The eddy current examination of steam generator tubing continues to challenge outage schedules, outage risk evaluation, radiation protection, personnel dose, and overall outage costs. Localized geometric changes on steam generator tubes (such as the transition from expanded tube in tubesheet to unexpanded freespan tube regions above tubesheet) can complicate the detection of degradation at these locations using the bobbin eddy current inspection probe. Traditionally supplemental probe examination (such as the +POINT probe or X-PROBE ) has been used for identification of steam generator tube mechanical wear at these locations. If the bobbin probe can be used for the detection of mechanical wear at the top-of-tubesheet expansion transition region, significant savings in all of the above areas can be realized. Note that the initiation of stress corrosion cracking mechanisms at this location is not considered relevant for replacement Alloy 690TT tubed Steam Generators.

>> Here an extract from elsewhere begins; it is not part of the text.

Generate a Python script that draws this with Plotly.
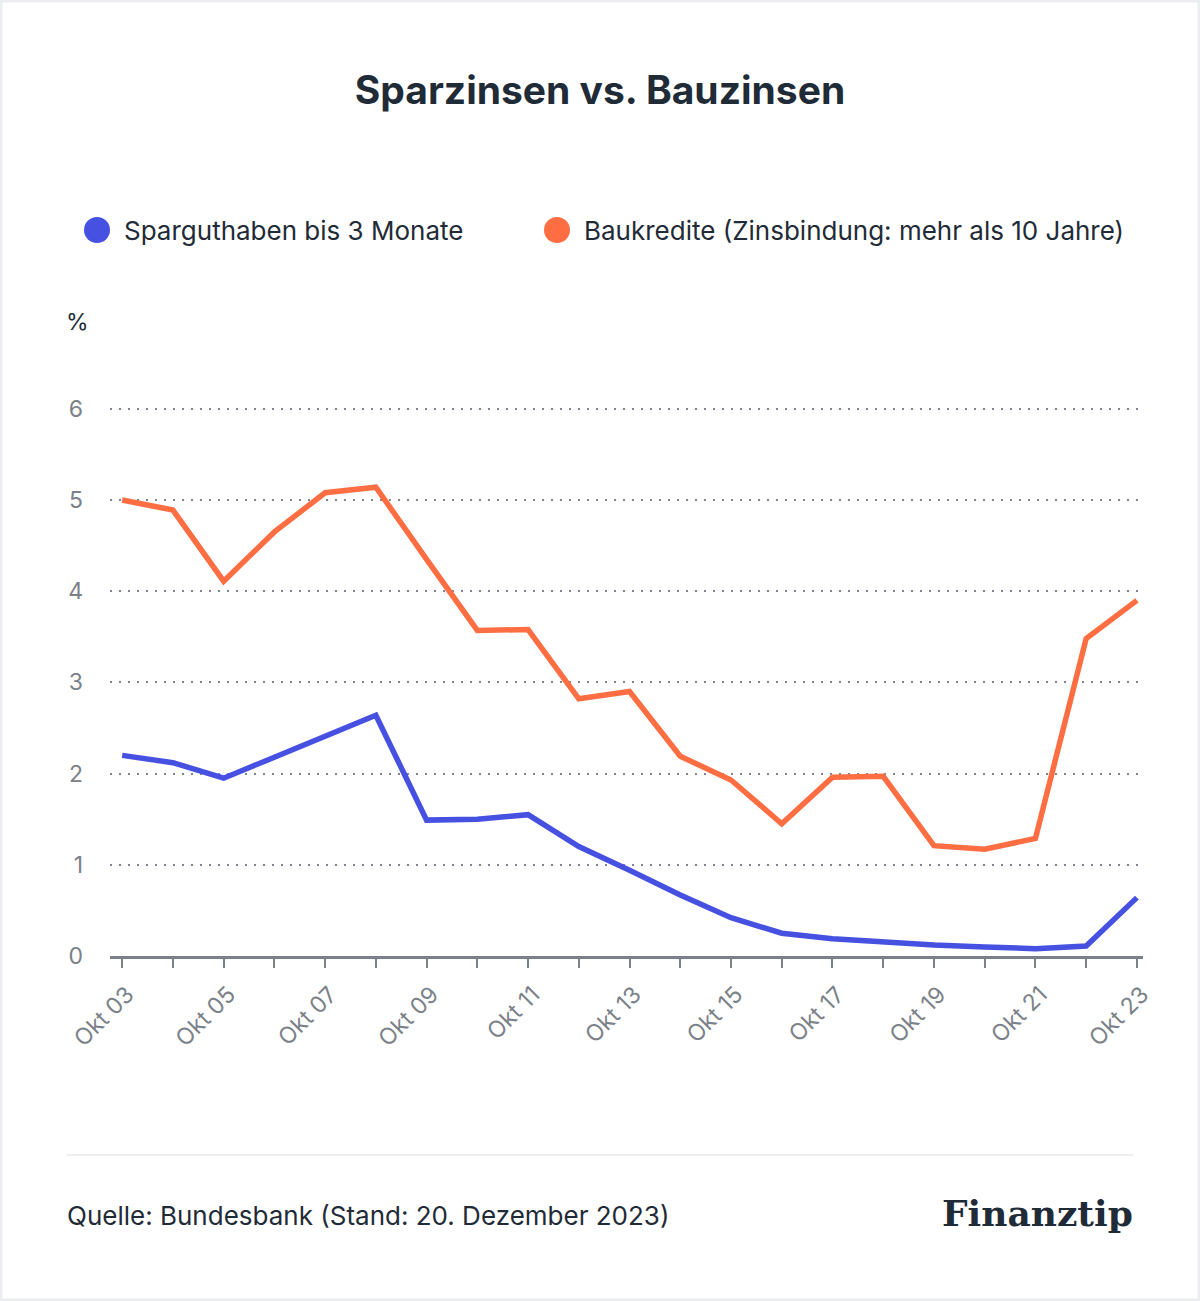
import plotly.graph_objects as go

# ---- data ----
categories = ["Okt 03", "Okt 04", "Okt 05", "Okt 06", "Okt 07", "Okt 08", "Okt 09",
              "Okt 10", "Okt 11", "Okt 12", "Okt 13", "Okt 14", "Okt 15", "Okt 16",
              "Okt 17", "Okt 18", "Okt 19", "Okt 20", "Okt 21", "Okt 22", "Okt 23"]
spar_values = [2.20, 2.12, 1.95, 2.18, 2.41, 2.64, 1.49, 1.50, 1.55, 1.20, 0.94,
               0.67, 0.42, 0.25, 0.19, 0.15, 0.12, 0.10, 0.08, 0.11, 0.64]
bau_values = [5.00, 4.89, 4.11, 4.65, 5.08, 5.14, 4.35, 3.57, 3.58, 2.82, 2.90,
              2.19, 1.93, 1.45, 1.96, 1.97, 1.21, 1.17, 1.29, 3.48, 3.90]
tick_labels = [c if i % 2 == 0 else "" for i, c in enumerate(categories)]
y_ticks = [0, 1, 2, 3, 4, 5, 6]
series_names = ["Sparguthaben bis 3 Monate", "Baukredite (Zinsbindung: mehr als 10 Jahre)"]

# ---- style ----
W, H = 1200, 1301
ML, MR, MT, MB = 110, 57, 407, 345
PW, PH = W - ML - MR, H - MT - MB
BLUE = "#4650E1"
ORANGE = "#FF6E42"
DARK = "#1F2B37"
GRAY = "#7B8189"
FONT = "Inter"

def px(x):
    return (x - ML) / PW

def py(y):
    return (H - MB - y) / PH

fig = go.Figure()
fig.add_trace(go.Scatter(x=categories, y=spar_values, mode="lines",
                         line=dict(color=BLUE, width=5.5), name=series_names[0],
                         showlegend=False))
fig.add_trace(go.Scatter(x=categories, y=bau_values, mode="lines",
                         line=dict(color=ORANGE, width=5.5), name=series_names[1],
                         showlegend=False))

shapes = [
    # outer border
    dict(type="rect", xref="paper", yref="paper", x0=px(1), x1=px(W - 1), y0=py(H - 1), y1=py(1),
         line=dict(color="#EBEDF0", width=3), layer="below"),
    # divider
    dict(type="line", xref="paper", yref="paper", x0=px(67), x1=px(1133), y0=py(1155), y1=py(1155),
         line=dict(color="#E6E8EC", width=1.5)),
]
# legend circles
for cx, col in [(97, BLUE), (557, ORANGE)]:
    shapes.append(dict(type="circle", xref="paper", yref="paper", xsizemode="pixel", ysizemode="pixel",
                       xanchor=px(cx), yanchor=py(230), x0=-13, x1=13, y0=-13, y1=13,
                       fillcolor=col, line=dict(width=0)))

annotations = [
    dict(text=series_names[0], xref="paper", yref="paper", x=px(122), y=py(230),
         xanchor="left", yanchor="middle", showarrow=False, font=dict(family=FONT, size=26, color=DARK)),
    dict(text=series_names[1], xref="paper", yref="paper", x=px(582), y=py(230),
         xanchor="left", yanchor="middle", showarrow=False, font=dict(family=FONT, size=26, color=DARK)),
    dict(text="%", xref="paper", yref="paper", x=px(77), y=py(322),
         xanchor="center", yanchor="middle", showarrow=False, font=dict(family=FONT, size=23, color=DARK)),
    dict(text="Quelle: Bundesbank (Stand: 20. Dezember 2023)", xref="paper", yref="paper",
         x=px(65), y=py(1215), xanchor="left", yanchor="middle", showarrow=False,
         font=dict(family=FONT, size=26, color=DARK)),
    dict(text="<b>Finanztip</b>", xref="paper", yref="paper",
         x=px(1135), y=py(1213), xanchor="right", yanchor="middle", showarrow=False,
         font=dict(family="DejaVu Serif", size=36, color=DARK)),
]

fig.update_layout(
    width=W, height=H,
    margin=dict(l=ML, r=MR, t=MT, b=MB),
    paper_bgcolor="white", plot_bgcolor="white",
    title=dict(text="<b>Sparzinsen vs. Bauzinsen</b>", x=0.5, xanchor="center",
               xref="container", yref="container", y=1 - 90 / H, yanchor="middle",
               font=dict(family=FONT, size=39, color=DARK)),
    shapes=shapes, annotations=annotations,
    showlegend=False,
)
fig.update_xaxes(
    type="category", range=[-0.24, 20.12],
    tickmode="array", tickvals=categories, ticktext=tick_labels,
    tickangle=-45, ticks="outside", ticklen=9, tickwidth=2, tickcolor=GRAY,
    showline=True, linecolor=GRAY, linewidth=3,
    showgrid=False, zeroline=False,
    ticklabelshift=5, ticklabelstandoff=4,
    tickfont=dict(family=FONT, size=23, color=GRAY),
)
fig.update_yaxes(
    range=[0, 6.02], tickmode="array", tickvals=y_ticks,
    showgrid=True, gridcolor="#7D8590", gridwidth=2, griddash="2px,7px",
    zeroline=False, showline=False, ticks="",
    ticklabelstandoff=26,
    tickfont=dict(family=FONT, size=23, color=GRAY),
)

fig.write_html("out.html")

Due to known limitations of the conventional bobbin probe techniques to detect foreign object induced tube wear at the top-of-tubesheet expansion transition region supplemental probe examinations have been performed as a compensatory measure at locations where foreign object wear is most likely to occur. The extent of these supplemental examinations varies according to the individual conditions within each plant but typically involve 10 to 15% of the total tube count in each steam generator channel head plenum (inlet and outlet). The area where these supplemental inspections are performed are concentrated along the outer peripheral region of tubes which are exposed to the incoming feedwater.
Limiting the extent of these supplemental inspections through qualification of the bobbin probe to detect foreign object induced wear degradation can improve outage scheduling, reduce outage risk, reduce personnel dose, reduce the potential for personnel injury, reduce contaminated waste disposal cost, and reduce overall outage cost. This paper will discuss the methodology behind foreign object wear detection using the bobbin eddy current coil and the results of successful field implementation.